南伝仏教のDhamma book

長年、当ブログにおいて逐次公開しましたテーラワーダ系仏教書翻訳文は、<菩提樹文庫>にてPDF版として、正式に公開されています。<菩提樹文庫>WEBをご閲覧下さい。尚、修行については必ず経験豊富な正師について下さるようお願いします。

翻訳『親知実見』#47-5

居士に関して言えば、戒行の清浄は、やはり必要である。

彼らは、できれば、禅修行の前に、己自身の戒行を清浄にしておくこと、すなわち、五戒または八戒を受持する事(が望ましい)。

この様に、禅の修行期間において、彼らの戒行が清浄なものであるならば、ジャーナを証得することは出来る。たとえ、彼らの、禅修行前は邪悪なものであっても。

例えば《法句義注》では、クッジュッタラー(Khujjuttarā)という女性下僕の物語<注395>を述べている。

彼女は、ウデナ王(Udena)の皇后であるサーマーヴァティー(Sāmāvatī)の女性下僕であった。

ウデナ王は、毎日、皇后の花を買う為に、八個の金貨を彼女に渡した。しかし、クッジュッタラーは、毎日、四個の金貨を自分のポケットに入れ、その残りの四個の金貨でもって、花を買った。

ある日、仏陀とサンガの人々が、花屋の家で供養を受けたが、クッジュッタラーもまた、花屋び手伝いをして、食べ物ぼ供養をした。

食事の後、仏陀は仏法を開示したが、その時、クッジュッタラーは、己の偸盗の行為を恥じ、かつ、二度と盗まない事を決意した。

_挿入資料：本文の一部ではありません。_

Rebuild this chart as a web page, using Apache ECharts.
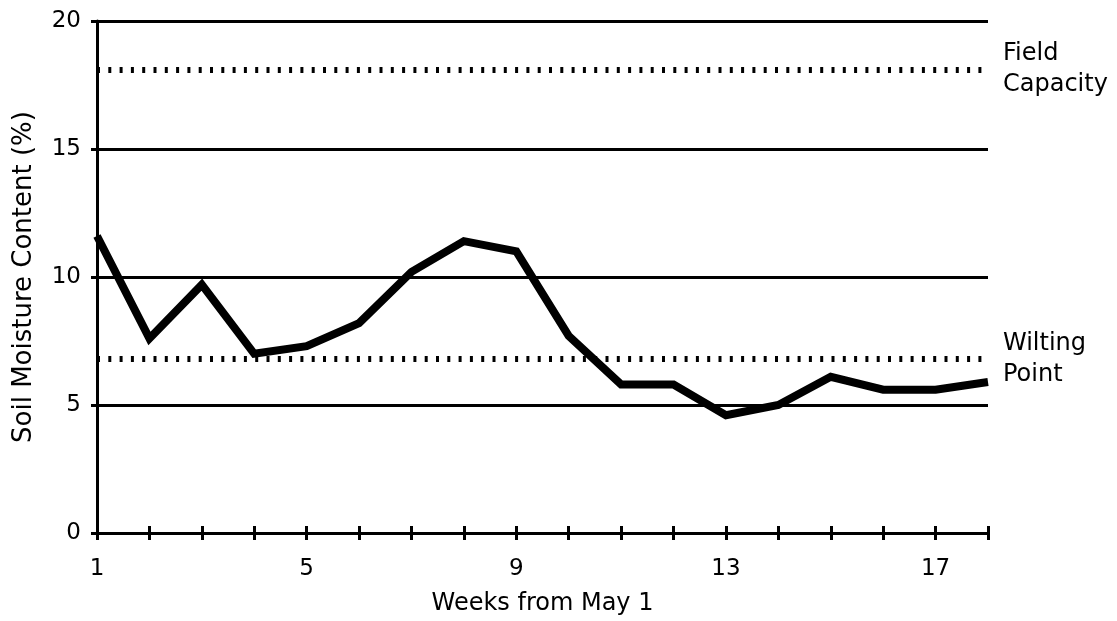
<!DOCTYPE html>
<html>
<head>
<meta charset="utf-8">
<script src="https://cdn.jsdelivr.net/npm/echarts@6/dist/echarts.min.js"></script>
<style>
  html, body { margin: 0; padding: 0; background: #ffffff; }
  #chart { width: 1117px; height: 621px; }
</style>
</head>
<body>
<div id="chart"></div>
<script>
// ---- data ----
const weeks = [1, 2, 3, 4, 5, 6, 7, 8, 9, 10, 11, 12, 13, 14, 15, 16, 17, 18];
const moisture = [11.6, 7.6, 9.7, 7.0, 7.3, 8.2, 10.2, 11.4, 11.0, 7.7, 5.8, 5.8, 4.6, 5.0, 6.1, 5.6, 5.6, 5.9];
const xLabelWeeks = [1, 5, 9, 13, 17];
const refValues = [18.1, 6.8];
const refLabels = ['Field\nCapacity', 'Wilting\nPoint'];
const xTitle = 'Weeks from May 1';
const yTitle = 'Soil Moisture Content (%)';

const FONT = 'DejaVu Sans';
const chart = echarts.init(document.getElementById('chart'), null, { renderer: 'canvas' });

const seriesData = weeks.map((w, i) => [w, moisture[i]]);

chart.setOption({
  backgroundColor: '#ffffff',
  animation: false,
  grid: { left: 97, right: 129, top: 21, bottom: 86, containLabel: false },
  xAxis: [
    {
      type: 'value', position: 'bottom', min: 1, max: 18, interval: 1,
      name: xTitle, nameLocation: 'middle', nameGap: 59,
      nameTextStyle: { fontFamily: FONT, fontSize: 24, color: '#000' },
      axisLine: { show: true, lineStyle: { color: '#000', width: 3 } },
      axisTick: { show: true, inside: false, length: 7, lineStyle: { color: '#000', width: 3 } },
      axisLabel: {
        margin: 25, fontFamily: FONT, fontSize: 23, color: '#000',
        formatter: v => (xLabelWeeks.indexOf(v) >= 0 ? String(v) : '')
      },
      splitLine: { show: false }
    },
    {
      type: 'value', position: 'bottom', min: 1, max: 18, interval: 1,
      axisLine: { show: false },
      axisTick: { show: true, inside: true, length: 7, lineStyle: { color: '#000', width: 3 } },
      axisLabel: { show: false },
      splitLine: { show: false }
    }
  ],
  yAxis: {
    type: 'value', min: 0, max: 20, interval: 5,
    name: yTitle, nameLocation: 'middle', nameGap: 60, nameRotate: 90,
    nameTextStyle: { fontFamily: FONT, fontSize: 26, color: '#000' },
    axisLine: { show: true, lineStyle: { color: '#000', width: 3 } },
    axisTick: { show: true, inside: false, length: 6, lineStyle: { color: '#000', width: 3 } },
    axisLabel: { margin: 16, fontFamily: FONT, fontSize: 23, color: '#000' },
    splitLine: { show: true, lineStyle: { color: '#000', width: 3 } }
  },
  series: [
    {
      type: 'line',
      data: seriesData,
      showSymbol: false,
      symbol: 'none',
      lineStyle: { color: '#000', width: 8, join: 'miter' },
      z: 3,
      markLine: {
        silent: true,
        symbol: ['none', 'none'],
        lineStyle: { color: '#000', width: 6, type: [3, 8.3], opacity: 1 },
        label: {
          show: true, position: 'end', distance: 15,
          fontFamily: FONT, fontSize: 24, lineHeight: 31, color: '#000', align: 'left'
        },
        data: refValues.map((v, i) => ({ yAxis: v, label: { formatter: refLabels[i] } }))
      }
    }
  ]
});
</script>
</body>
</html>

彼女の決意は、仏法を聞くことを通して、戒行が清浄になった一つの例である。

禅の修行を通して、クッジュッタラーは、入流者(sotāpanna)になった。

その日、彼女は四個の金貨を自分のポケットに入れることはなく、八個の金貨すべてを使って、花を買った。

彼女がサーマーヴァティー皇后に花を渡した時、皇后は非常に驚いた。というのも、花は、これまでよりも、非常に多かった故に。その後、彼女は、己自身の過誤を懺悔した。